The basic ideas in the theory can be understood with reference to the Ponzo illusion (see Figure 3.2). The long lines in the Figure look like railway lines or the edges of a road receding into the distance. Thus, the top horizontal line can be seen as further away from us than the bottom horizontal line. As rectangles A and B are the same size in the retinal image, the more distant rectangle (A) must actually be larger than the nearer one.

Misapplied size-constancy theory can also explain the Muller-Lyer illusion; see Figure 3.3). The vertical lines in the two figures are the same length. However, the vertical line on the left looks longer than the one in the figure on the right. According to Gregory (1970), the Muller-Lyer figures can be thought of as simple perspective drawings of three-dimensional objects. The left figure looks like the inside corners of a room, whereas the right figure is like the outside corners of a building.
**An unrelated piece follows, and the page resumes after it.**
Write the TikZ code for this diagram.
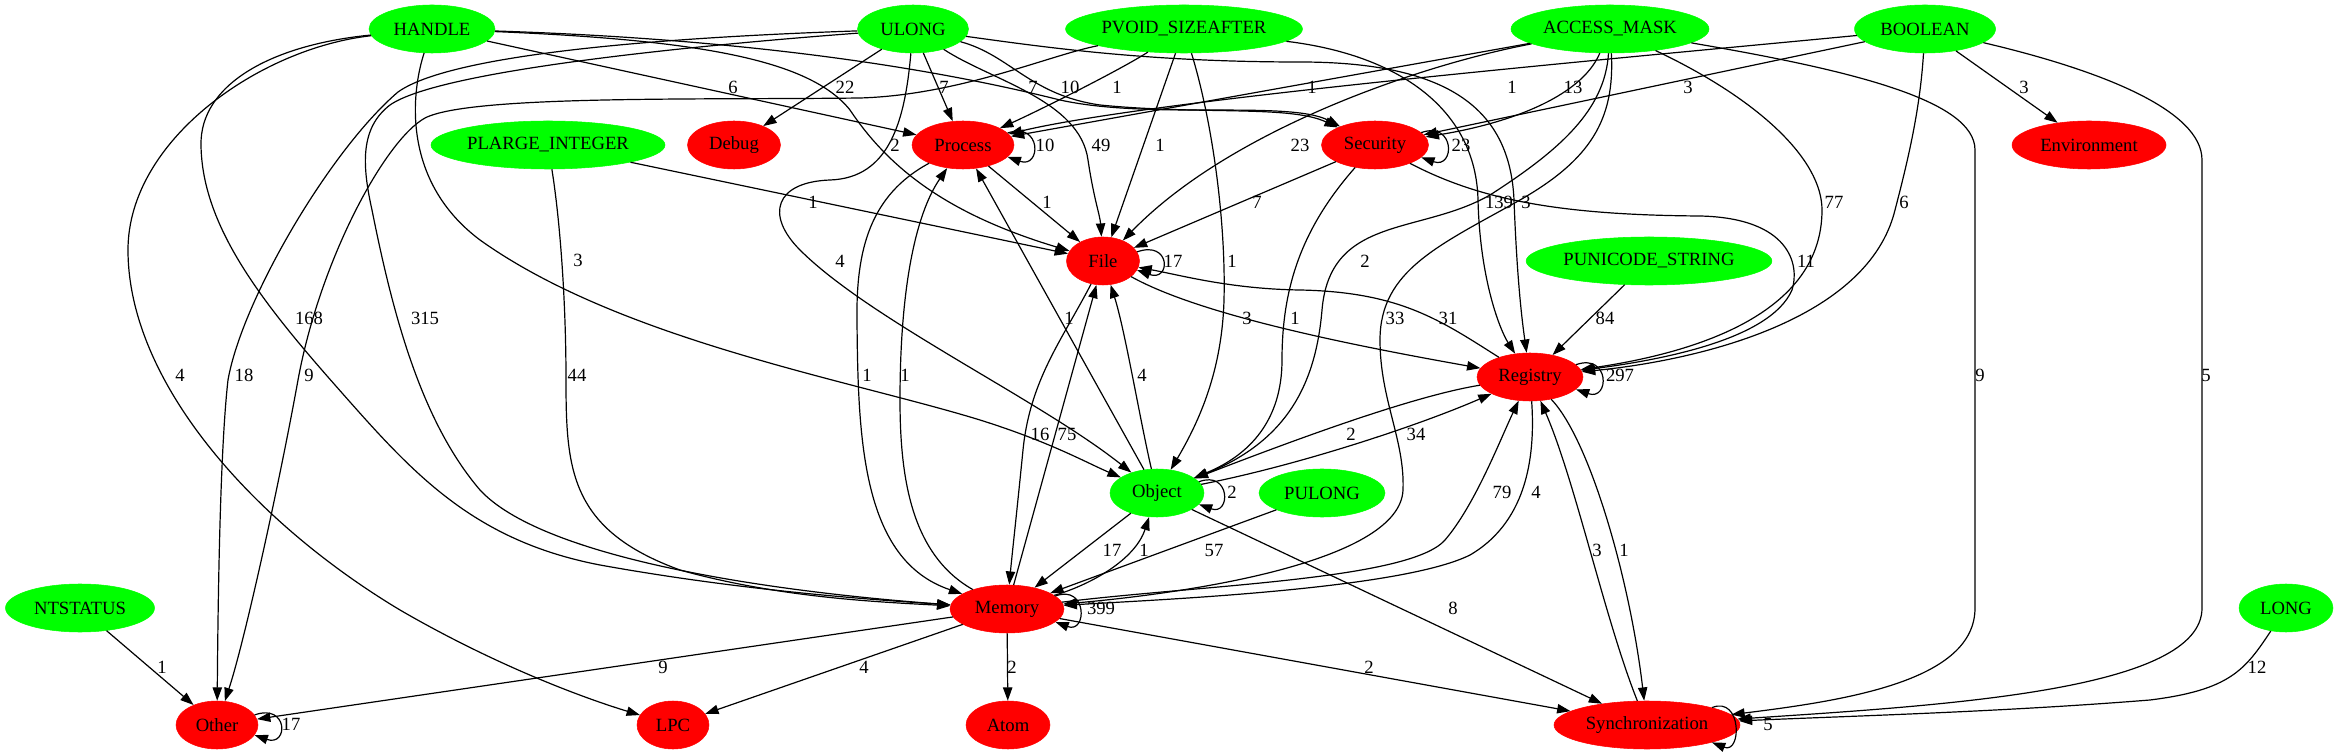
\documentclass[tikz,border=0pt]{standalone}
\usepackage{fontspec}
\setmainfont{Liberation Serif}
\usetikzlibrary{shapes.geometric,arrows.meta}
\definecolor{gvgreen}{RGB}{0,255,0}
\definecolor{gvred}{RGB}{255,0,0}
\begin{document}
\begin{tikzpicture}[x=0.75pt,y=-0.75pt,
  vn/.style={ellipse,inner sep=1pt,minimum height=36pt,font=\fontsize{14}{16}\selectfont},
  gn/.style={vn,fill=gvgreen,draw=gvgreen},
  rn/.style={vn,fill=gvred,draw=gvred},
  edge/.style={draw=black,line width=0.9pt,-{Triangle[length=10pt,width=7pt]}},
  lbl/.style={inner sep=0pt,font=\fontsize{14}{16}\selectfont}]
\useasboundingbox (0,0) rectangle (2339,755);
% ---------- nodes ----------
\node[gn,minimum width=94.5pt]  (HANDLE)   at (432,29)   {HANDLE};
\node[gn,minimum width=83.25pt] (ULONG)    at (913,29)   {ULONG};
\node[gn,minimum width=177pt]   (PVOID)    at (1184,29)  {PVOID\_SIZEAFTER};
\node[gn,minimum width=148.5pt] (ACCESS)   at (1610,29)  {ACCESS\_MASK};
\node[gn,minimum width=105.75pt](BOOLEAN)  at (1925,29)  {BOOLEAN};
\node[gn,minimum width=175.5pt] (PLARGE)   at (548,145)  {PLARGE\_INTEGER};
\node[rn,minimum width=69.75pt] (Debug)    at (734,145)  {Debug};
\node[rn,minimum width=76.5pt]  (Process)  at (963,145)  {Process};
\node[rn,minimum width=80.25pt] (Security) at (1375,145) {Security};
\node[rn,minimum width=115.5pt] (Env)      at (2089,145) {Environment};
\node[rn,minimum width=54.75pt] (File)     at (1103,261) {File};
\node[gn,minimum width=183pt]   (PUNI)     at (1649,261) {PUNICODE\_STRING};
\node[rn,minimum width=79.5pt]  (Registry) at (1530,377) {Registry};
\node[gn,minimum width=70.5pt]  (Object)   at (1157,493) {Object};
\node[gn,minimum width=94.5pt]  (PULONG)   at (1322,493) {PULONG};
\node[gn,minimum width=111.75pt](NTSTATUS) at (80,608)   {NTSTATUS};
\node[rn,minimum width=85.5pt]  (Memory)   at (1007,609) {Memory};
\node[gn,minimum width=70.5pt]  (LONG)     at (2286,608) {LONG};
\node[rn,minimum width=61.5pt]  (Other)    at (217,725)  {Other};
\node[rn,minimum width=54pt]    (LPC)      at (673,725)  {LPC};
\node[rn,minimum width=63pt]    (Atom)     at (1008,725) {Atom};
\node[rn,minimum width=139.5pt] (Sync)     at (1647,725) {Synchronization};
% ---------- edges: top rank to rank 1 ----------
\draw[edge] (HANDLE) -- (Process);
\draw[edge] (ULONG) -- (Debug);
\draw[edge] (ULONG) -- (Process);
\draw[edge] (PVOID) .. controls (1120,70) and (1040,110) .. (Process);
\draw[edge] (ACCESS) -- (Process);
\draw[edge] (BOOLEAN) .. controls (1600,60) and (1150,100) .. (Process);
\draw[edge] (ACCESS) .. controls (1580,100) and (1500,125) .. (Security);
\draw[edge] (BOOLEAN) -- (Security);
\draw[edge] (BOOLEAN) -- (Env);
\draw[edge] (HANDLE) .. controls (780,40) and (960,75) .. (1060,100) .. controls (1150,120) and (1290,100) .. (Security);
\draw[edge] (ULONG) .. controls (1010,55) and (1030,95) .. (1100,105) .. controls (1200,115) and (1290,105) .. (Security);
% ---------- to File ----------
\draw[edge] (HANDLE) .. controls (700,40) and (810,60) .. (850,110) .. controls (890,170) and (950,215) .. (File);
\draw[edge] (ULONG) .. controls (990,80) and (1080,100) .. (1088,160) .. controls (1094,200) and (1100,215) .. (File);
\draw[edge] (PVOID) -- (File);
\draw[edge] (ACCESS) .. controls (1420,65) and (1230,130) .. (File);
\draw[edge] (Security) -- (File);
\draw[edge] (Process) -- (File);
\draw[edge] (PLARGE) -- (File);
% ---------- to Registry ----------
\draw[edge] (PVOID) .. controls (1400,55) and (1476,110) .. (1478,200) .. controls (1480,280) and (1500,330) .. (Registry);
\draw[edge] (ULONG) .. controls (1050,48) and (1150,62) .. (1300,62) .. controls (1450,62) and (1510,110) .. (1514,200) .. controls (1517,280) and (1522,320) .. (Registry);
\draw[edge] (ACCESS) .. controls (1760,100) and (1822,160) .. (1822,210) .. controls (1822,320) and (1680,355) .. (Registry);
\draw[edge] (BOOLEAN) .. controls (1920,110) and (1908,160) .. (1895,210) .. controls (1868,320) and (1700,360) .. (Registry);
\draw[edge] (Security) .. controls (1480,200) and (1560,215) .. (1700,216) .. controls (1790,218) and (1800,265) .. (1792,290) .. controls (1770,340) and (1660,360) .. (Registry);
\draw[edge] (PUNI) -- (Registry);
% ---------- to Object ----------
\draw[edge] (HANDLE) .. controls (412,90) and (400,180) .. (480,240) .. controls (620,340) and (850,380) .. (980,420) .. controls (1050,442) and (1085,462) .. (Object);
\draw[edge] (ULONG) .. controls (905,120) and (890,178) .. (830,180) .. controls (775,182) and (765,215) .. (800,250) .. controls (870,320) and (1040,400) .. (Object);
\draw[edge] (PVOID) .. controls (1212,120) and (1226,220) .. (1224,300) .. controls (1222,370) and (1200,420) .. (Object);
\draw[edge] (Security) .. controls (1300,230) and (1282,290) .. (1282,360) .. controls (1282,420) and (1250,455) .. (Object);
\draw[edge] (ACCESS) .. controls (1605,110) and (1560,150) .. (1490,195) .. controls (1420,235) and (1330,215) .. (1322,310) .. controls (1316,380) and (1290,440) .. (Object);
% ---------- to Memory ----------
\draw[edge] (HANDLE) .. controls (270,45) and (200,85) .. (201,145) .. controls (202,225) and (260,300) .. (335,385) .. controls (410,470) and (470,540) .. (600,565) .. controls (750,592) and (880,600) .. (Memory);
\draw[edge] (ULONG) .. controls (700,45) and (440,70) .. (390,105) .. controls (360,128) and (362,165) .. (372,210) .. controls (392,310) and (420,420) .. (480,490) .. controls (540,555) and (750,590) .. (Memory);
\draw[edge] (PLARGE) .. controls (560,220) and (566,300) .. (566,380) .. controls (566,470) and (570,530) .. (680,570) .. controls (780,598) and (880,602) .. (Memory);
\draw[edge] (Process) .. controls (870,195) and (856,250) .. (857,320) .. controls (858,440) and (862,560) .. (Memory);
\draw[edge] (Memory) .. controls (912,555) and (900,480) .. (900,400) .. controls (900,290) and (915,215) .. (Process);
\draw[edge] (File) .. controls (1062,340) and (1030,380) .. (1023,450) .. controls (1016,520) and (1012,555) .. (Memory);
\draw[edge] (Memory) -- (File);
\draw[edge] (Object) -- (Memory);
\draw[edge] (Memory) .. controls (1090,585) and (1135,560) .. (Object);
\draw[edge] (PULONG) -- (Memory);
\draw[edge] (ACCESS) .. controls (1615,120) and (1590,160) .. (1520,200) .. controls (1440,245) and (1380,270) .. (1380,340) .. controls (1380,400) and (1405,440) .. (1403,490) .. controls (1400,560) and (1200,592) .. (Memory);
\draw[edge] (Registry) .. controls (1535,450) and (1530,520) .. (1470,555) .. controls (1400,590) and (1150,600) .. (Memory);
\draw[edge] (Memory) .. controls (1200,585) and (1410,580) .. (1445,540) .. controls (1475,505) and (1500,440) .. (Registry);
% ---------- middle ----------
\draw[edge] (Object) -- (Process);
\draw[edge] (Object) .. controls (1140,420) and (1125,330) .. (File);
\draw[edge] (File) .. controls (1200,315) and (1350,345) .. (Registry);
\draw[edge] (Registry) .. controls (1440,320) and (1400,292) .. (1300,290) .. controls (1230,289) and (1180,275) .. (File);
\draw[edge] (Registry) .. controls (1420,395) and (1320,430) .. (Object);
\draw[edge] (Object) .. controls (1300,465) and (1420,425) .. (Registry);
\draw[edge] (Registry) .. controls (1590,440) and (1630,580) .. (Sync);
\draw[edge] (Sync) .. controls (1605,620) and (1575,480) .. (Registry);
\draw[edge] (Object) -- (Sync);
% ---------- bottom ----------
\draw[edge] (Memory) -- (Other);
\draw[edge] (Memory) -- (LPC);
\draw[edge] (Memory) -- (Atom);
\draw[edge] (Memory) -- (Sync);
\draw[edge] (NTSTATUS) -- (Other);
\draw[edge] (HANDLE) .. controls (260,48) and (128,140) .. (128,250) .. controls (128,380) and (250,520) .. (400,610) .. controls (500,668) and (590,700) .. (LPC);
\draw[edge] (ULONG) .. controls (650,38) and (450,55) .. (398,92) .. controls (330,150) and (242,300) .. (228,380) .. controls (220,450) and (218,600) .. (Other);
\draw[edge] (PVOID) .. controls (1050,55) and (960,95) .. (860,98) .. controls (700,100) and (470,95) .. (425,118) .. controls (385,140) and (320,260) .. (298,380) .. controls (280,480) and (245,640) .. (Other);
\draw[edge] (ACCESS) .. controls (1850,70) and (1975,100) .. (1975,150) -- (1975,608) .. controls (1975,680) and (1850,700) .. (Sync);
\draw[edge] (BOOLEAN) .. controls (2100,70) and (2202,110) .. (2202,160) -- (2202,608) .. controls (2202,690) and (1950,705) .. (Sync);
\draw[edge] (LONG) .. controls (2245,670) and (2230,690) .. (2150,700) .. controls (2000,712) and (1850,716) .. (Sync);
% ---------- self loops ----------
\draw[edge] (Process.15) .. controls +(34,-12) and +(34,12) .. (Process.-15);
\draw[edge] (Security.15) .. controls +(34,-12) and +(34,12) .. (Security.-15);
\draw[edge] (File.15) .. controls +(34,-12) and +(34,12) .. (File.-15);
\draw[edge] (Registry.15) .. controls +(34,-12) and +(34,12) .. (Registry.-15);
\draw[edge] (Object.15) .. controls +(32,-12) and +(32,12) .. (Object.-15);
\draw[edge] (Memory.15) .. controls +(32,-12) and +(32,12) .. (Memory.-15);
\draw[edge] (Other.15) .. controls +(34,-12) and +(34,12) .. (Other.-15);
\draw[edge] (Sync.15) .. controls +(30,-12) and +(30,12) .. (Sync.-15);
% ---------- labels ----------
\node[lbl] (L1) at (733,87) {6};
\node[lbl] (L2) at (845,87) {22};
\node[lbl] (L3) at (944,87) {7};
\node[lbl] (L4) at (1033,87) {7};
\node[lbl] (L5) at (1070,87) {10};
\node[lbl] (L6) at (1117,87) {1};
\node[lbl] (L7) at (1312,87) {1};
\node[lbl] (L8) at (1512,87) {1};
\node[lbl] (L9) at (1573,87) {13};
\node[lbl] (L10) at (1688,87) {3};
\node[lbl] (L11) at (2024,87) {3};
\node[lbl] (L12) at (895,145) {2};
\node[lbl] (L13) at (1045,145) {10};
\node[lbl] (L14) at (1101,145) {49};
\node[lbl] (L15) at (1160,145) {1};
\node[lbl] (L16) at (1300,145) {23};
\node[lbl] (L17) at (1461,145) {23};
\node[lbl] (L18) at (813,202) {1};
\node[lbl] (L19) at (1047,202) {1};
\node[lbl] (L20) at (1257,202) {7};
\node[lbl] (L21) at (1499,202) {139};
\node[lbl] (L22) at (1526,202) {3};
\node[lbl] (L23) at (1834,202) {77};
\node[lbl] (L24) at (1904,202) {6};
\node[lbl] (L25) at (578,260) {3};
\node[lbl] (L26) at (840,261) {4};
\node[lbl] (L27) at (1173,261) {17};
\node[lbl] (L28) at (1232,261) {1};
\node[lbl] (L29) at (1365,261) {2};
\node[lbl] (L30) at (1806,261) {11};
\node[lbl] (L31) at (309,318) {168};
\node[lbl] (L32) at (425,318) {315};
\node[lbl] (L33) at (1069,318) {1};
\node[lbl] (L34) at (1247,318) {3};
\node[lbl] (L35) at (1295,318) {1};
\node[lbl] (L36) at (1395,318) {33};
\node[lbl] (L37) at (1448,318) {31};
\node[lbl] (L38) at (1605,318) {84};
\node[lbl] (L39) at (180,375) {4};
\node[lbl] (L40) at (244,375) {18};
\node[lbl] (L41) at (309,375) {9};
\node[lbl] (L42) at (577,375) {44};
\node[lbl] (L43) at (867,375) {1};
\node[lbl] (L44) at (905,375) {1};
\node[lbl] (L45) at (1142,375) {4};
\node[lbl] (L46) at (1620,375) {297};
\node[lbl] (L47) at (1980,375) {9};
\node[lbl] (L48) at (2206,375) {5};
\node[lbl] (L49) at (1040,434) {16};
\node[lbl] (L50) at (1067,434) {75};
\node[lbl] (L51) at (1351,434) {2};
\node[lbl] (L52) at (1416,434) {34};
\node[lbl] (L53) at (1232,492) {2};
\node[lbl] (L54) at (1502,492) {79};
\node[lbl] (L55) at (1536,492) {4};
\node[lbl] (L56) at (1112,550) {17};
\node[lbl] (L57) at (1144,550) {1};
\node[lbl] (L58) at (1214,550) {57};
\node[lbl] (L59) at (1597,550) {3};
\node[lbl] (L60) at (1624,550) {1};
\node[lbl] (L61) at (1101,608) {399};
\node[lbl] (L62) at (1453,608) {8};
\node[lbl] (L63) at (162,667) {1};
\node[lbl] (L64) at (663,667) {9};
\node[lbl] (L65) at (864,667) {4};
\node[lbl] (L66) at (1012,667) {2};
\node[lbl] (L67) at (1369,667) {2};
\node[lbl] (L68) at (2257,667) {12};
\node[lbl] (L69) at (291,724) {17};
\node[lbl] (L70) at (1768,724) {5};
\end{tikzpicture}
\end{document}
Thus, the vertical line in the left figure is in some sense further away from us than its fins, whereas the vertical line in the right figure is closer to us than its fins. Because the size of the retinal image is the same for both vertical lines, the principle of size constancy tells us that the line that is further away (i.e., the one in the left figure) must be longer. This is precisely the Muller-Lyer illusion. However, this explanation only works on the assumption that all fin tips of both figures are in the same plane, and it is not at all clear why perceivers would make this assumption (Georgeson, personal communication).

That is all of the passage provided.